PROBLEM REQUIREMENTS:
Exactly reproduce the lines that run from the one containing "Recreate this image" through the one containing "ax.set_xlim(0, 84.8)", ends included, with no pictures.

SUPPLIED INFORMATION:
———
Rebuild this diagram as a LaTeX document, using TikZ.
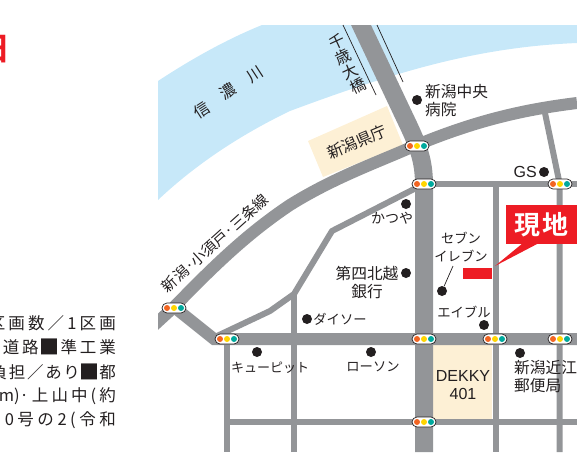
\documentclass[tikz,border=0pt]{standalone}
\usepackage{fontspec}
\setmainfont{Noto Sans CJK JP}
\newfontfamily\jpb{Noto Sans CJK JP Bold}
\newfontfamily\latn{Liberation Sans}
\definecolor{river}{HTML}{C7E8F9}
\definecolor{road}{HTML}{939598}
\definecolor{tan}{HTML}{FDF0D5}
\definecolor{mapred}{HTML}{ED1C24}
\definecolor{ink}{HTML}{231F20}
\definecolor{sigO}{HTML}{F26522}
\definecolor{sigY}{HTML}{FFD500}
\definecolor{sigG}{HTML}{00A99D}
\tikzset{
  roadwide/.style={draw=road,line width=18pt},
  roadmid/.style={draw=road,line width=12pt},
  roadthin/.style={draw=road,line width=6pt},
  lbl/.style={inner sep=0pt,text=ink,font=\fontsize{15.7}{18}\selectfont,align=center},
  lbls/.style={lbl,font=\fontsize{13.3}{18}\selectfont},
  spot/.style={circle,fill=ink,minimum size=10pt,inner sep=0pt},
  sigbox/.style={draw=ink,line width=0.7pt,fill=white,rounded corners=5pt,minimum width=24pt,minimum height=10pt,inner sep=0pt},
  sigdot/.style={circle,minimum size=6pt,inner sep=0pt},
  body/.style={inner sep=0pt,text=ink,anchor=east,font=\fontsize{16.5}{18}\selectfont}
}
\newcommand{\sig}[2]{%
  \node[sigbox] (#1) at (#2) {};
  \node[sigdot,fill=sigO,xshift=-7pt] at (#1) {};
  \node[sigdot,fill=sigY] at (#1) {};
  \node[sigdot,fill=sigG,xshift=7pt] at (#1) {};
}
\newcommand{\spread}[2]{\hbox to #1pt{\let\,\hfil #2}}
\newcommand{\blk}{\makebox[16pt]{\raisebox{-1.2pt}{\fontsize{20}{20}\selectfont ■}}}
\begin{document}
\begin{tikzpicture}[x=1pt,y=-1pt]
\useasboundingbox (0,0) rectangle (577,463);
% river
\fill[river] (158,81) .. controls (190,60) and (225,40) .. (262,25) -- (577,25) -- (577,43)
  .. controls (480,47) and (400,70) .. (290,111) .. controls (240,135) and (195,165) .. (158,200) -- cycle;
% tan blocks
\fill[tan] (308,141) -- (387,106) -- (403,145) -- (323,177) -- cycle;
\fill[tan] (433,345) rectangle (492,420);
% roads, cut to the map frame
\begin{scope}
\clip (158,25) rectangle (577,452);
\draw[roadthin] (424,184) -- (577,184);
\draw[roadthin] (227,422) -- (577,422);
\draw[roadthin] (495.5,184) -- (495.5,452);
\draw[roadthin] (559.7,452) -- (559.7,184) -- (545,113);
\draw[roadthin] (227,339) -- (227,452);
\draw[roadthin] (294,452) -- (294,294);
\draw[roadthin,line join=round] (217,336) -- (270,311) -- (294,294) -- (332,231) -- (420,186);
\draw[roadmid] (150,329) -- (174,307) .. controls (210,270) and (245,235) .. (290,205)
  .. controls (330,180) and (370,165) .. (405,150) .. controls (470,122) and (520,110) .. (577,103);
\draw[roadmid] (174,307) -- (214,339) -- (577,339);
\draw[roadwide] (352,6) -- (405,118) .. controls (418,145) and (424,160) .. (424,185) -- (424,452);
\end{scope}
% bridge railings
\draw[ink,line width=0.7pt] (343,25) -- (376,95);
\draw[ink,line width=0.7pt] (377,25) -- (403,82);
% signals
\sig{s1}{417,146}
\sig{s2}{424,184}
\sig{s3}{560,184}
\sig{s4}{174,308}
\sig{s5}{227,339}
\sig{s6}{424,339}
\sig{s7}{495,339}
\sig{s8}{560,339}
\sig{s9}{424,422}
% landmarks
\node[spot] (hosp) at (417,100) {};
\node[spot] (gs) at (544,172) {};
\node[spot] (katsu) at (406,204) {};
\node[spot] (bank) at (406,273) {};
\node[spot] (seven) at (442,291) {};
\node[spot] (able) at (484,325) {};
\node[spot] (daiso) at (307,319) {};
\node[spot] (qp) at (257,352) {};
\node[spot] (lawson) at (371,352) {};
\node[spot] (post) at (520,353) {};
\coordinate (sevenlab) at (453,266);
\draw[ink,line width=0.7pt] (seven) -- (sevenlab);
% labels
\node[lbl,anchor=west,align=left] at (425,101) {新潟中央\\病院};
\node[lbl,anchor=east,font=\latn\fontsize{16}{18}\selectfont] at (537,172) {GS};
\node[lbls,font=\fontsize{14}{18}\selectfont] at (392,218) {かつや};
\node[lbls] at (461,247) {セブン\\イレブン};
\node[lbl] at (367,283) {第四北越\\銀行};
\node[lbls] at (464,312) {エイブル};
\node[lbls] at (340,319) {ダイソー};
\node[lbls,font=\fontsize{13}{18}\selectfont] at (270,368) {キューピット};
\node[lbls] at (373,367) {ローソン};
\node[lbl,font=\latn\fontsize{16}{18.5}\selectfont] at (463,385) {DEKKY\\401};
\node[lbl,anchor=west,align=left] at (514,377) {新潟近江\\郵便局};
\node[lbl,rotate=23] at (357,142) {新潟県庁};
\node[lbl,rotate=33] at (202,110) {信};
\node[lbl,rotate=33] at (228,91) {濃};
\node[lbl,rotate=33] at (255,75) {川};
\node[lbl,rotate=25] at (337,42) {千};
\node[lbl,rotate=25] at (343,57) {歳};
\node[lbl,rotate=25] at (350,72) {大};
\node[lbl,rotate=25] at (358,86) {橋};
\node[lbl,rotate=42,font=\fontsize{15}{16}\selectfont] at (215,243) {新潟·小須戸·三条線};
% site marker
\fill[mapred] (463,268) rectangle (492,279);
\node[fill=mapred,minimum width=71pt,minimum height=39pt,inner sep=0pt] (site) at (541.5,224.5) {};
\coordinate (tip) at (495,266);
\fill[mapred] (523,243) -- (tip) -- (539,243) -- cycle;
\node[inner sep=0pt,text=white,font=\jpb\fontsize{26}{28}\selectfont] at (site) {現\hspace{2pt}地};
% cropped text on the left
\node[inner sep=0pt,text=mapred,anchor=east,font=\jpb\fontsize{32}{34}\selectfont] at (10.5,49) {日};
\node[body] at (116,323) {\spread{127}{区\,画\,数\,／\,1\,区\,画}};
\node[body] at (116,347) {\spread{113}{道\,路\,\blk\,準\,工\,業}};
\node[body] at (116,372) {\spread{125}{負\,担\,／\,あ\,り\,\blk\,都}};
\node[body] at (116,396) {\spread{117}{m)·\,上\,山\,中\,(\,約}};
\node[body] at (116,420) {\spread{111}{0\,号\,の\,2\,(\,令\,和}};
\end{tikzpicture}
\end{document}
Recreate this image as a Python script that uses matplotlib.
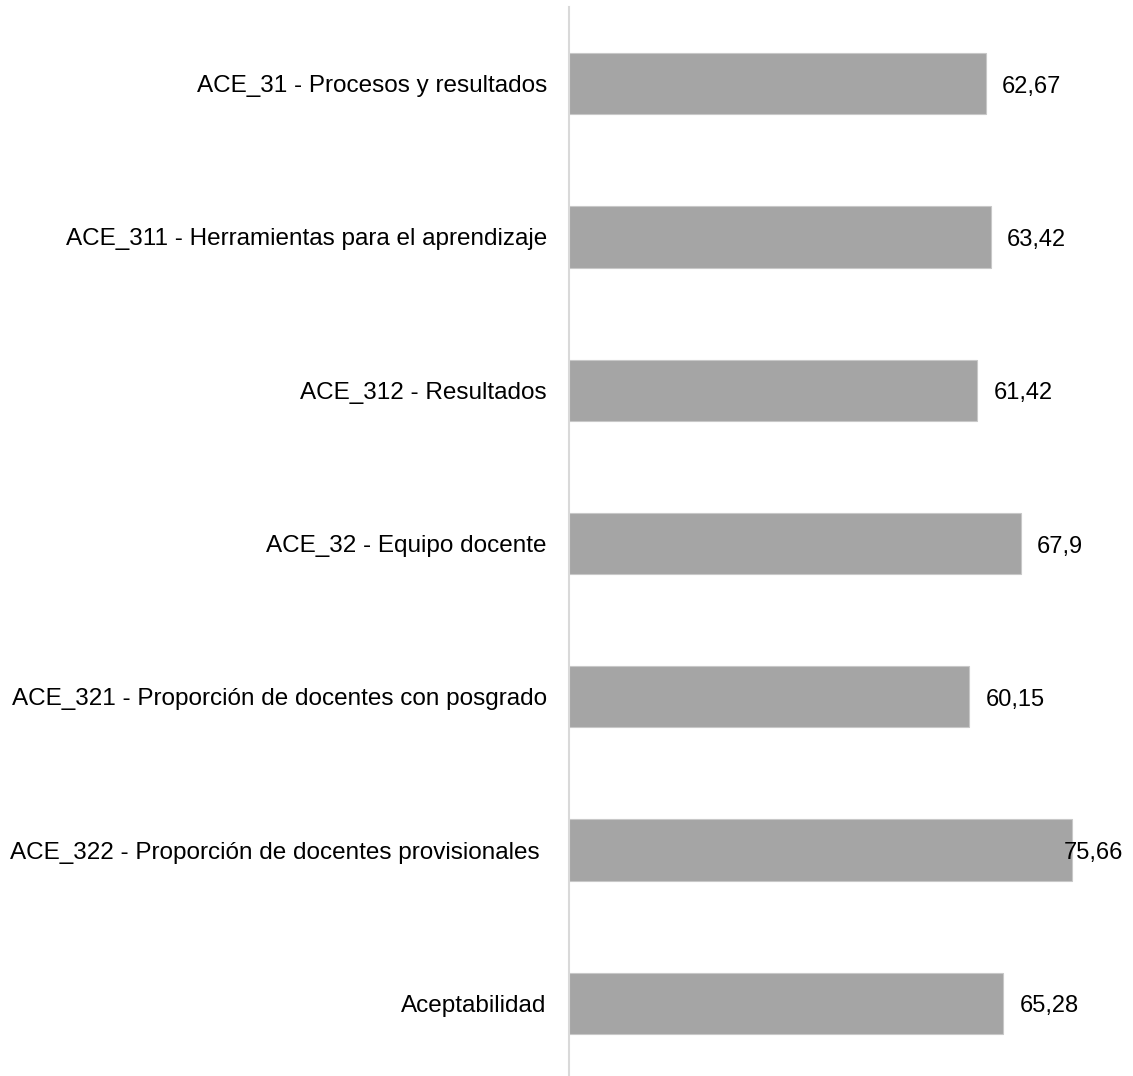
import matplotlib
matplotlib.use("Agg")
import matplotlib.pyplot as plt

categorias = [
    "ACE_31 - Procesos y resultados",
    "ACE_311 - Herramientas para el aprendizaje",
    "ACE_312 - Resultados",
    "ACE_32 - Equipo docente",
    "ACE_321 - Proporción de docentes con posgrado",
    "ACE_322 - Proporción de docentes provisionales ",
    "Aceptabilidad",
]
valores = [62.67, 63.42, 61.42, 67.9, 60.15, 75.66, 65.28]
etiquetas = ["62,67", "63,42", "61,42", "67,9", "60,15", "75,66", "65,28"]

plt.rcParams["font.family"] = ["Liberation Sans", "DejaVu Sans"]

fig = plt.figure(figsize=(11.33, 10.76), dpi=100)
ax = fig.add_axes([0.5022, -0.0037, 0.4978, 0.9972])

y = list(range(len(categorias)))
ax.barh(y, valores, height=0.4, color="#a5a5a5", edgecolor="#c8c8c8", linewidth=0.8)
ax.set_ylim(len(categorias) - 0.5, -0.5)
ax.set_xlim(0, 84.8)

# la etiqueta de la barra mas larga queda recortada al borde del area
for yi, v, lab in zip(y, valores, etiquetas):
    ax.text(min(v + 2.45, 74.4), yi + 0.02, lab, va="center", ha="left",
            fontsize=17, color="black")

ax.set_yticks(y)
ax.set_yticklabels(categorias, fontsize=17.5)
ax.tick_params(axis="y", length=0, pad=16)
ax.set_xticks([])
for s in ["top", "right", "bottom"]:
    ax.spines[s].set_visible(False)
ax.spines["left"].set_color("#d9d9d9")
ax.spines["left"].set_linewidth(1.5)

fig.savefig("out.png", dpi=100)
———
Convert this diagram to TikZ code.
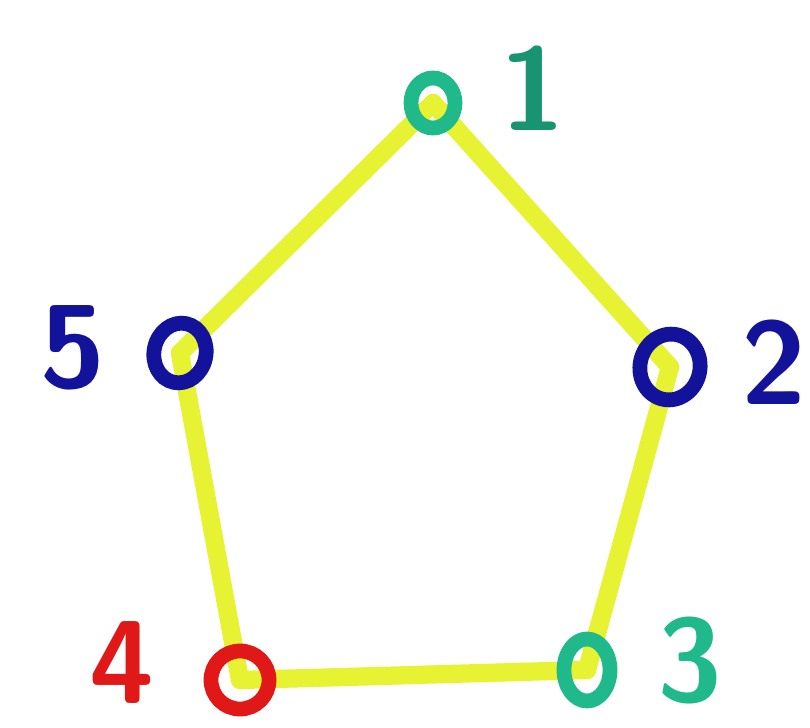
———
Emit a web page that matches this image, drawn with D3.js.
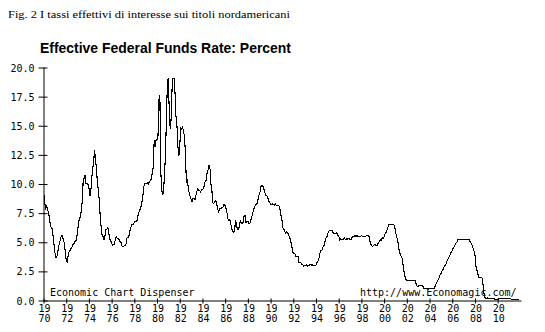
———
EXPECTED ANSWER:
Recreate this image as a Python script that uses matplotlib.
import matplotlib
matplotlib.use("Agg")
import matplotlib.pyplot as plt

categorias = [
    "ACE_31 - Procesos y resultados",
    "ACE_311 - Herramientas para el aprendizaje",
    "ACE_312 - Resultados",
    "ACE_32 - Equipo docente",
    "ACE_321 - Proporción de docentes con posgrado",
    "ACE_322 - Proporción de docentes provisionales ",
    "Aceptabilidad",
]
valores = [62.67, 63.42, 61.42, 67.9, 60.15, 75.66, 65.28]
etiquetas = ["62,67", "63,42", "61,42", "67,9", "60,15", "75,66", "65,28"]

plt.rcParams["font.family"] = ["Liberation Sans", "DejaVu Sans"]

fig = plt.figure(figsize=(11.33, 10.76), dpi=100)
ax = fig.add_axes([0.5022, -0.0037, 0.4978, 0.9972])

y = list(range(len(categorias)))
ax.barh(y, valores, height=0.4, color="#a5a5a5", edgecolor="#c8c8c8", linewidth=0.8)
ax.set_ylim(len(categorias) - 0.5, -0.5)
ax.set_xlim(0, 84.8)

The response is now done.